Pero mi paso definitivo al periodismo hay que achacarlo, como tantas otras desventuras que aún padecemos, a la dictadura franquista. Recién acabada la carrera de filosofía y nada más comenzar mi trayectoria como profesor, me vi expulsado de la Universidad Autónoma de Madrid y con escasas posibilidades de encontrar venia docendi en ninguna otra. Tenía veintitrés años y estaba a punto de casarme, de modo que intenté ganarme la vida aprovechando las dos únicas pasiones rentables que tengo desde pequeño; la lengua francesa y escribir. Traduje a Cioran, a Bataille, a Voltaire, a Diderot. Y también empecé a escribir más y más artículos. La orientación de estas piezas alimenticias la determinó un amigo de aquella época, el único periodista que yo conocía y que colaboraba en el diario Madrid. Acudí a él y le conté mis cuitas pecuniarias. «Bueno, ¿sobre qué querrías escribir?, indagó generosamente. Le dije que sólo me sentía competente en cuestiones hípicas y que me ofrecía para cubrir la crónica de carreras del diario, incluso yendo a las seis de la mañana a los entrenamientos en la Zarzuela si era preciso. Pero esa área tenía ya en el periódico un profesional asignado desde hacía años, de modo que como second best ofrecí la posibilidad de reseñar libros de pensamiento. Y así comenzó todo: fugazmente en el Madrid y luego en Revista de Occidente, en Informaciones en Triunfo… sobre todo en Triunfo, donde por fin pude colocar las crónicas hípicas que son mi verdadera vocación y lo mejor que he escrito en mi vida. Mas tarde llegó El País y alcancé mi lugar natural, el espacio idóneo donde decir lo que a mi juicio podía y debía ser dicho por mí. Aquí sigo estando, porque ese espacio permanece abierto y más necesario que nunca. La verdad es que he tenido mucha suerte.

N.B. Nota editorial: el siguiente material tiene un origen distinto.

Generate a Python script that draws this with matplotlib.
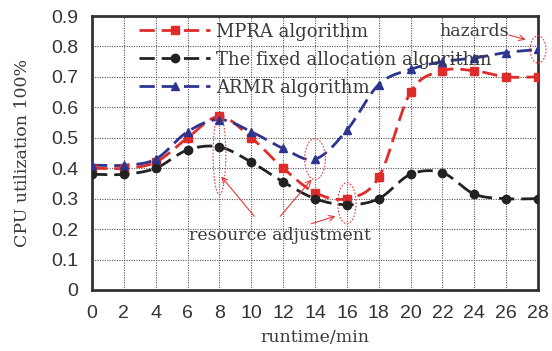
import numpy as np
import matplotlib
matplotlib.use("Agg")
import matplotlib.pyplot as plt
from matplotlib.patches import Ellipse

runtime = [0, 2, 4, 6, 8, 10, 12, 14, 16, 18, 20, 22, 24, 26, 28]
mpra = [0.40, 0.40, 0.42, 0.50, 0.57, 0.50, 0.40, 0.32, 0.30, 0.37, 0.65, 0.72, 0.72, 0.70, 0.70]
fixed = [0.38, 0.38, 0.40, 0.46, 0.47, 0.42, 0.355, 0.30, 0.28, 0.30, 0.38, 0.385, 0.315, 0.30, 0.30]
armr = [0.41, 0.41, 0.43, 0.52, 0.56, 0.52, 0.465, 0.43, 0.525, 0.675, 0.725, 0.75, 0.762, 0.78, 0.79]
labels = ["MPRA algorithm", "The fixed allocation algorithm", "ARMR algorithm"]
yticks = [0, 0.1, 0.2, 0.3, 0.4, 0.5, 0.6, 0.7, 0.8, 0.9]
ytick_labels = ["0", "0.1", "0.2", "0.3", "0.4", "0.5", "0.6", "0.7", "0.8", "0.9"]


def smooth(x, y, n=20):
    x = np.asarray(x, float)
    y = np.asarray(y, float)
    px = np.concatenate([[2 * x[0] - x[1]], x, [2 * x[-1] - x[-2]]])
    py = np.concatenate([[2 * y[0] - y[1]], y, [2 * y[-1] - y[-2]]])
    xs, ys = [], []
    t = np.linspace(0, 1, n, endpoint=False)
    for i in range(1, len(px) - 2):
        for arr, out in ((px, xs), (py, ys)):
            p0, p1, p2, p3 = arr[i - 1], arr[i], arr[i + 1], arr[i + 2]
            v = 0.5 * ((2 * p1) + (-p0 + p2) * t + (2 * p0 - 5 * p1 + 4 * p2 - p3) * t ** 2
                       + (-p0 + 3 * p1 - 3 * p2 + p3) * t ** 3)
            out.extend(v)
    xs.append(x[-1])
    ys.append(y[-1])
    return np.array(xs), np.array(ys)


serif = "DejaVu Serif"
txtcol = "#3a3a3a"
fig = plt.figure(figsize=(5.52, 3.51), dpi=100)
ax = fig.add_axes([0.1667, 0.1738, 0.808, 0.7806])

red = "#e02b2b"
black = "#222222"
blue = "#2c3590"
series = [(mpra, red, "s"), (fixed, black, "o"), (armr, blue, "^")]
for (vals, col, mk), lab in zip(series, labels):
    sx, sy = smooth(runtime, vals)
    ax.plot(sx, sy, color=col, lw=2.0, dashes=(5.5, 2.5), zorder=3)
    ax.plot(runtime, vals, ls="none", marker=mk, color=col, ms=6, zorder=4)
    ax.plot([], [], color=col, lw=2.0, dashes=(5.5, 2.5), marker=mk, ms=6, label=lab)

ax.set_xlim(0, 28)
ax.set_ylim(0, 0.9)
ax.set_xticks(runtime)
ax.set_yticks(yticks)
ax.set_yticklabels(ytick_labels)
ax.tick_params(length=0, labelsize=14, colors="#333333")
ax.tick_params(axis="x", pad=11)
ax.tick_params(axis="y", pad=10)
for lab in ax.get_xticklabels() + ax.get_yticklabels():
    lab.set_family("Liberation Sans")
ax.grid(True, color="#555555", ls=(0, (1, 1.2)), lw=0.8)
ax.set_axisbelow(True)
for s in ax.spines.values():
    s.set_linewidth(2)
    s.set_color("#333333")

ax.set_xlabel("runtime/min", family=serif, fontsize=12.5, color=txtcol, labelpad=5)
ax.set_ylabel("CPU utilization 100%", family=serif, fontsize=12.5, color=txtcol, labelpad=14)

leg = ax.legend(loc="upper left", bbox_to_anchor=(0.07, 1.035), frameon=False,
                handlelength=3.9, numpoints=1, labelspacing=0.55, handletextpad=0.35,
                prop={"family": serif, "size": 13})
for t in leg.get_texts():
    t.set_color(txtcol)

ann_col = "#e03a3a"
for (cx, cy, w, h) in [(8, 0.445, 0.8, 0.265), (14, 0.43, 1.3, 0.135), (16, 0.285, 1.15, 0.135), (28, 0.79, 1.0, 0.09)]:
    ax.add_patch(Ellipse((cx, cy), w, h, fill=False, ec=ann_col, lw=0.8, ls=(0, (1.5, 1.5)), zorder=5, clip_on=False))

ax.text(6.1, 0.165, "resource adjustment", family=serif, fontsize=12.5, color=txtcol, zorder=6)
ax.text(21.8, 0.835, "hazards", family=serif, fontsize=12.5, color=txtcol, zorder=6)

arrow = dict(arrowstyle="->", color=ann_col, lw=0.8)
ax.annotate("", xy=(8.0, 0.38), xytext=(10.3, 0.235), arrowprops=arrow)
ax.annotate("", xy=(13.9, 0.37), xytext=(11.7, 0.235), arrowprops=arrow)
ax.annotate("", xy=(15.45, 0.245), xytext=(13.6, 0.215), arrowprops=arrow)
ax.annotate("", xy=(27.4, 0.82), xytext=(26.0, 0.84), arrowprops=arrow)

fig.savefig("out.png", dpi=100)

Alguna vez, creyendo ofenderme, han dicho de mí que yo no soy un filósofo sino un periodista. A mucha honra. La verdad es que no soy un filósofo sino un philosophe, con minúscula y si es posible en francés del ilustrado siglo dieciocho. Cuando llegue el momento de separar el trigo de la cizaña, quiero que me envíen por indigno que sea junto a Montaigne, Voltaire, Camus o Cioran. Junto a Hegel o Heidegger me aburría demasiado. Para ser filósofo no sólo me falta talento sino que me sobra guasa antisolemne o, si se prefiere, alegría escéptica. Suscribo plenamente lo que un tal Mr. Edwards comentó en cierta ocasión al doctor Johnson, si Boswell no nos engaña: «Yo también traté en mi tiempo de ser un filósofo, pero no sé cómo la jovialidad siempre lo penetraba todo». La jovialidad hace que uno se lo pase divinamente (a fin de cuentas la palabra «jovial» proviene del nombre del dios máximo en el panteón clásico) pero quizá cierra el camino para la más alta filosofía, que es cosa grave o al menos de pronóstico reservado. Afortunadamente en cambio esa jovialidad no me ha impedido ser periodista, hasta diría que me ha ayudado a serlo más irremediablemente, y por eso ahora agradezco con tanto orgullo esta distinción que me otorgan otros periodistas por haber hecho mejor o peor periodismo a lo largo de más de treinta años.